Installation¶
The validation
library is available on PyPI.
It can be installed manually using pip.
$ pip install validation
As this library is a useful tool for cleaning up established codebases, it will continue to support Python 2.7 for the foreseeable future. The string validation functions are particularly handy for sorting out unicode issues in preparation for making the jump to Python 3.
Versioning¶
This library follows the semantic versioning scheme. Broadly speaking, major versions contain breaks in backwards compatibility, minor versions contain changes that might prevent reverting to an earlier version, and patch versions contain only minor bug fixes and documentation improvements.
Prior to version 1.0, all releases can contain breaking changes.
As this library is likely to be used independently by multiple libraries that are included by a single project, we have to be more careful about what changes we allow in new major versions. As a rule, it should always be possible to write code that is compatible with two consecutive major versions. Most changes that would be allowed by a strict reading of the semantic versioning rules will be avoided or require the project to move to a new namespace.
Due to the library’s limited scope we can be quite explicit about what changes can be expected in a release.
Kinds of change that would require the project to be released under a new namespace:
- Removing validation functions.
- Removing or changing the meaning of arguments to validation functions.
- Increasing the strictness of any existing validation function. If a value passes validation by an older version with the same major version, it will pass validation with a newer version.
- Introducing new external dependencies.
- Anything else that would be expected to break existing users of the library.
- Kinds of changes that require a major version bump:
- Dropping support for older versions of python.
- Kinds of change that require a minor version bump:
- Adding new validation functions.
- Adding new arguments to existing validation functions.

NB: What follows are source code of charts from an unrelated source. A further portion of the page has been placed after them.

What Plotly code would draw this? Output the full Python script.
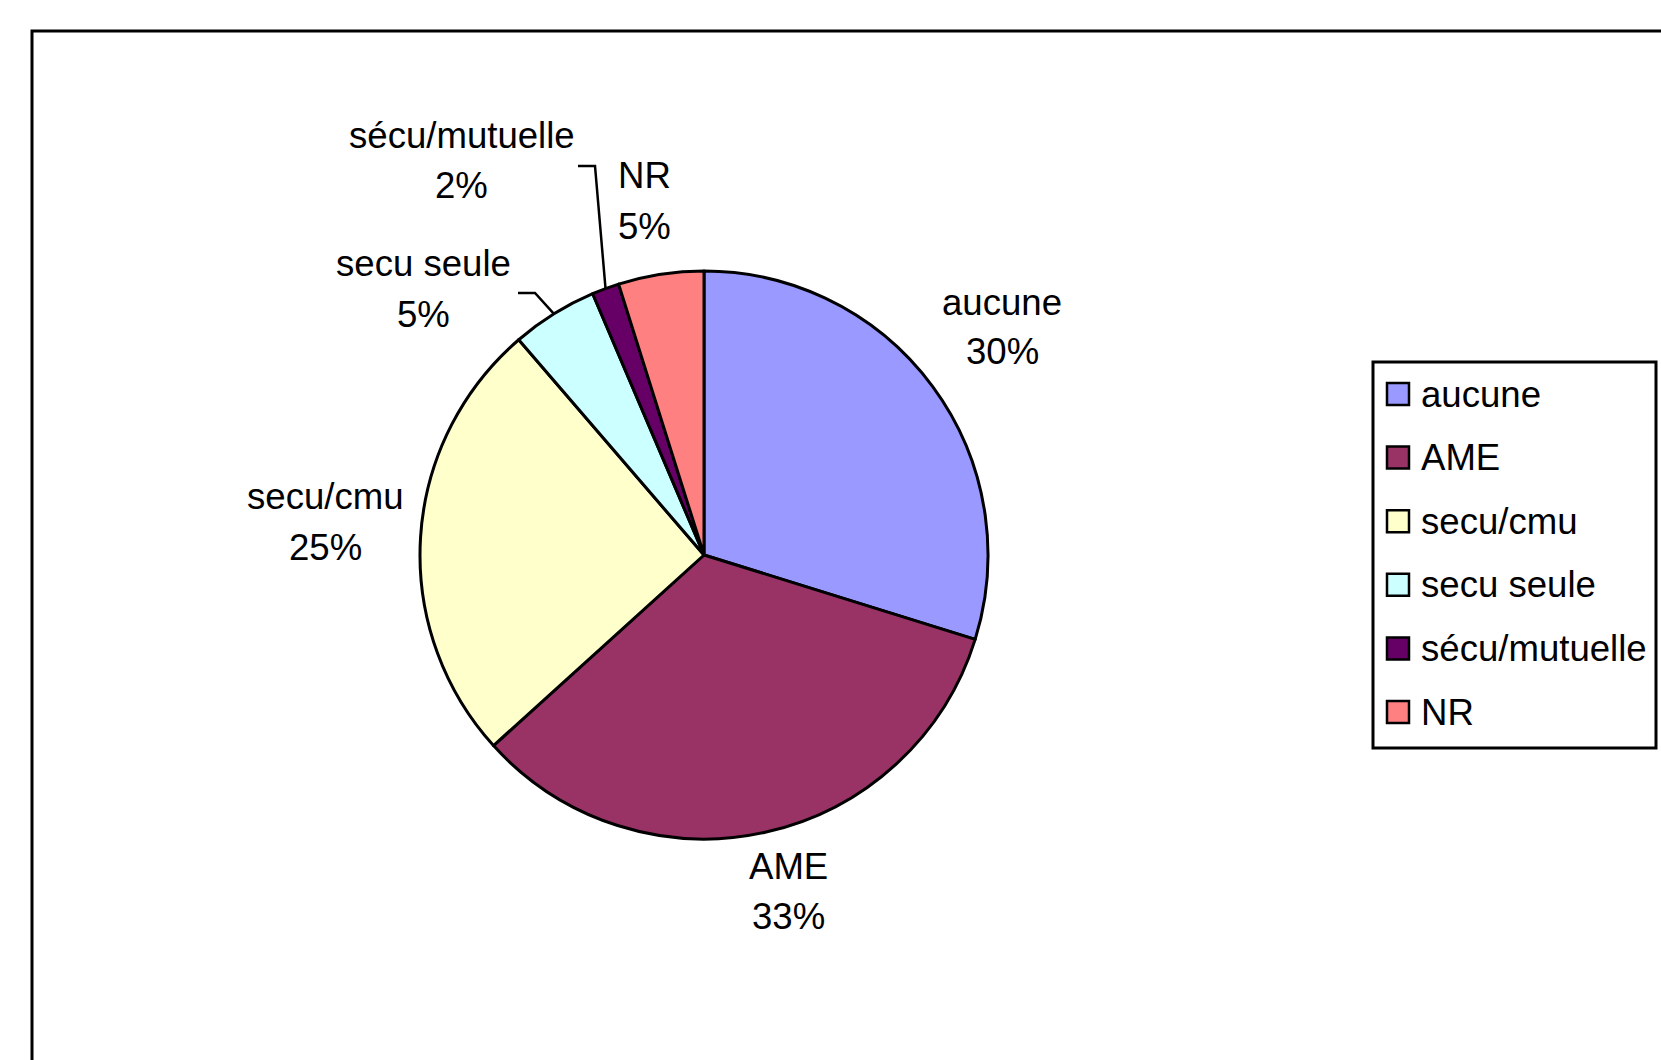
import math
import plotly.graph_objects as go

# ---- data ----
categories = ["aucune", "AME", "secu/cmu", "secu seule", "sécu/mutuelle", "NR"]
values = [29.8, 33.49, 25.4, 4.9, 1.55, 4.86]
colors = ["#9999FF", "#993366", "#FFFFCC", "#CCFFFF", "#660066", "#FF8080"]

# ---- layout constants (pixels) ----
W, H = 1661, 1060
CX, CY, R = 704, 555, 284
FONT = "Liberation Sans, Arial, sans-serif"
FS = 36.6
LINE_GAP = 25

label_pos = {
    "aucune": (1002, 327),
    "AME": (788, 891),
    "secu/cmu": (325, 522),
    "secu seule": (423, 289),
    "sécu/mutuelle": (462, 161),
    "NR": (644, 201),
}
leader_elbows = {
    "secu seule": [(518, 293), (535, 293)],
    "sécu/mutuelle": [(578, 166), (595, 166)],
}
LEG_BOX = (1373, 362, 1656, 748)
LEG_Y0, LEG_DY = 394, 63.6
SW_X0, SW_X1, SW_H = 1387, 1409, 22
LEG_TX = 1419


def X(px):
    return px / W


def Y(py):
    return 1 - py / H


total = sum(values)

fig = go.Figure()
fig.add_trace(go.Pie(
    labels=categories,
    values=values,
    sort=False,
    direction="clockwise",
    rotation=0,
    marker=dict(colors=colors, line=dict(color="black", width=3)),
    textinfo="none",
    hoverinfo="label+percent",
    showlegend=False,
    domain=dict(x=[X(CX - R), X(CX + R)], y=[Y(CY + R), Y(CY - R)]),
))

annotations = []
shapes = []

# outer frame
shapes.append(dict(type="rect", xref="paper", yref="paper",
                   x0=X(32), x1=X(W + 40), y0=Y(H + 40), y1=Y(31),
                   line=dict(color="black", width=3), fillcolor="rgba(0,0,0,0)"))

# slice labels
cum = 0.0
for cat, v in zip(categories, values):
    mid = (cum + v / 2) / total * 2 * math.pi
    cum += v
    lx, ly = label_pos[cat]
    annotations.append(dict(x=X(lx), y=Y(ly - LINE_GAP), xref="paper", yref="paper",
                            text=cat, showarrow=False, xanchor="center", yanchor="middle",
                            font=dict(family=FONT, size=FS, color="black")))
    annotations.append(dict(x=X(lx), y=Y(ly + LINE_GAP), xref="paper", yref="paper",
                            text=f"{v / total:.0%}", showarrow=False, xanchor="center",
                            yanchor="middle", font=dict(family=FONT, size=FS, color="black")))
    if cat in leader_elbows:
        ex = CX + R * math.sin(mid)
        ey = CY - R * math.cos(mid)
        pts = leader_elbows[cat] + [(ex, ey)]
        path = "M " + " L ".join(f"{X(px)},{Y(py)}" for px, py in pts)
        shapes.append(dict(type="path", xref="paper", yref="paper", path=path,
                           line=dict(color="black", width=2.5)))

# legend
lx0, ly0, lx1, ly1 = LEG_BOX
shapes.append(dict(type="rect", xref="paper", yref="paper",
                   x0=X(lx0), x1=X(lx1), y0=Y(ly1), y1=Y(ly0),
                   line=dict(color="black", width=3), fillcolor="white"))
for i, (cat, col) in enumerate(zip(categories, colors)):
    yc = LEG_Y0 + i * LEG_DY
    shapes.append(dict(type="rect", xref="paper", yref="paper",
                       x0=X(SW_X0), x1=X(SW_X1), y0=Y(yc + SW_H / 2), y1=Y(yc - SW_H / 2),
                       line=dict(color="black", width=2.5), fillcolor=col))
    annotations.append(dict(x=X(LEG_TX), y=Y(yc), xref="paper", yref="paper",
                            text=cat, showarrow=False, xanchor="left", yanchor="middle",
                            font=dict(family=FONT, size=FS, color="black")))

fig.update_layout(
    width=W, height=H,
    margin=dict(l=0, r=0, t=0, b=0),
    paper_bgcolor="white",
    plot_bgcolor="white",
    showlegend=False,
    shapes=shapes,
    annotations=annotations,
    font=dict(family=FONT, size=FS, color="black"),
)

fig.write_html("out.html", config={"displayModeBar": False},
               post_script="document.body.style.margin='0';")
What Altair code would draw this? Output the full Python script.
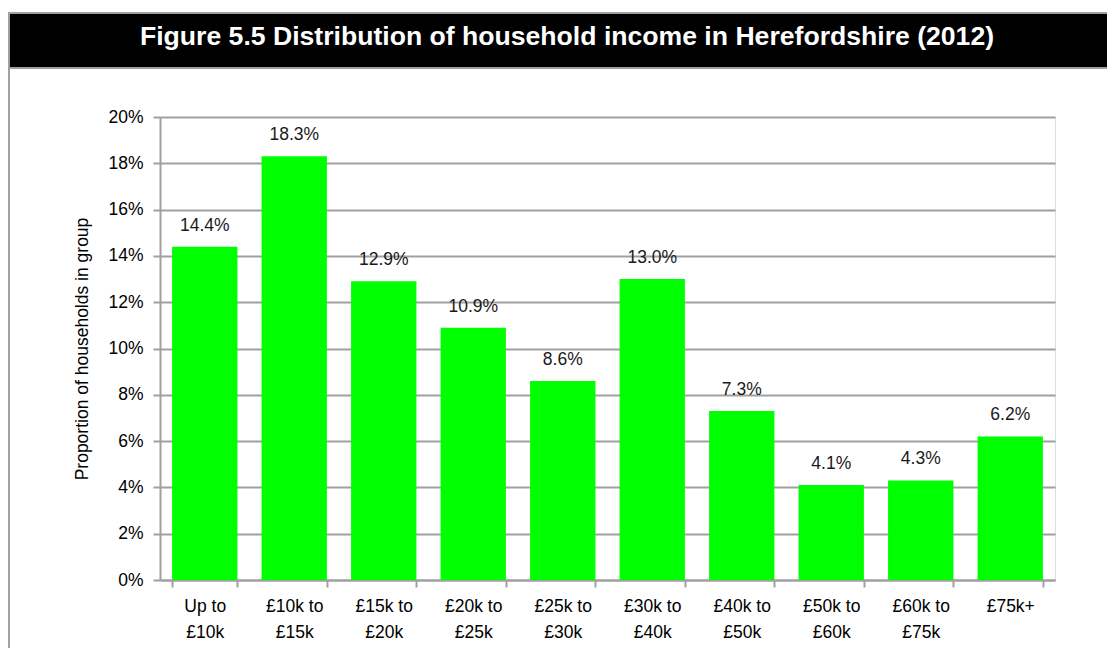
import altair as alt
import pandas as pd

categories = ["Up to\n£10k", "£10k to\n£15k", "£15k to\n£20k", "£20k to\n£25k", "£25k to\n£30k",
              "£30k to\n£40k", "£40k to\n£50k", "£50k to\n£60k", "£60k to\n£75k", "£75k+"]
shares = [14.4, 18.3, 12.9, 10.9, 8.6, 13.0, 7.3, 4.1, 4.3, 6.2]
y_ticks = [0, 2, 4, 6, 8, 10, 12, 14, 16, 18, 20]
title_text = "Figure 5.5 Distribution of household income in Herefordshire (2012)"
y_title = "Proportion of households in group"

df = pd.DataFrame({"cat": categories, "share": shares})
df["label"] = [f"{v:.1f}%" for v in shares]
title_df = pd.DataFrame({"t": [title_text]})

FONT = "Liberation Sans, Arial"
TFONT = "Liberation Sans, Arial"
GRID = "#A0A0A0"
FS = 17.5
W, H = 895, 463

x_enc = alt.X(
    "cat:N", sort=categories, title=None,
    scale=alt.Scale(paddingInner=0.27, paddingOuter=0.135),
    axis=alt.Axis(labelAngle=0, labelExpr="split(datum.label, '\\n')", labelFont=FONT,
                  labelFontSize=FS, labelColor="#000000", labelLineHeight=26, labelPadding=10,
                  labelBaseline="top", labelOverlap=False, labelBound=False,
                  tickBand="extent", ticks=True, tickSize=7, tickColor=GRID, tickWidth=2,
                  domainColor=GRID, domainWidth=2, grid=False),
)
y_enc = alt.Y(
    "share:Q", title=y_title,
    scale=alt.Scale(domain=[0, 20], nice=False),
    axis=alt.Axis(values=y_ticks, labelExpr="datum.value + '%'", grid=True, gridColor=GRID,
                  gridWidth=2, domainColor=GRID, domainWidth=2, tickColor=GRID, tickSize=7,
                  tickWidth=2, labelFont=FONT, labelFontSize=FS, labelColor="#000000",
                  labelPadding=10, titleFont=FONT, titleFontSize=FS, titleFontWeight="normal",
                  titleColor="#000000", titlePadding=16),
)

frame = alt.Chart(title_df).mark_rect(fill="white", fillOpacity=0, stroke="#A0A0A0", strokeWidth=2).encode(
    x=alt.value(-151), x2=alt.value(W + 100), y=alt.value(-104), y2=alt.value(H + 200)
)
banner = alt.Chart(title_df).mark_rect(fill="black", stroke="#A0A0A0", strokeWidth=2).encode(
    x=alt.value(-151), x2=alt.value(W + 100), y=alt.value(-104), y2=alt.value(-49)
)
title = alt.Chart(title_df).mark_text(
    color="white", font=TFONT, fontWeight="bold", fontSize=26.6, align="center", baseline="alphabetic"
).encode(x=alt.value(407), y=alt.value(-72), text="t:N")

bars = alt.Chart(df).mark_bar(color="#00FF00").encode(x=x_enc, y=y_enc)
labels = alt.Chart(df).mark_text(
    font=FONT, fontSize=FS, color="#1a1a1a", baseline="alphabetic", dy=-16
).encode(x=alt.X("cat:N", sort=categories), y="share:Q", text="label:N")

chart = alt.layer(frame, banner, bars, labels, title).properties(
    width=W, height=H,
    padding={"left": 152, "top": 109, "right": 52, "bottom": 68},
    autosize=alt.AutoSizeParams(type="none"),
).configure_view(stroke=None).configure(background="white")

chart.save("out.html", embed_options={"renderer": "svg", "actions": False})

- Relaxing the strictness of any existing validation function.
- Any other changes that users of the library could use that would prevent their code from working with an older version.
- Kinds of change that require only a patch version bump:
- Changes to exception messages.
- Changes to the order in which conditions that result in the same exception are checked.
- Bug-fixes that do not affect the expected behaviour.
- Documentation improvements.
- Re-releases to fix packaging issues.
Libraries should specify a minimum minor version and maximum major version. Applications should do the same but are encouraged to pin a particular version for releases.
Patches to backport bug-fixes will only be accepted for the latest minor versions of each major version. Only the latest major version will be actively supported.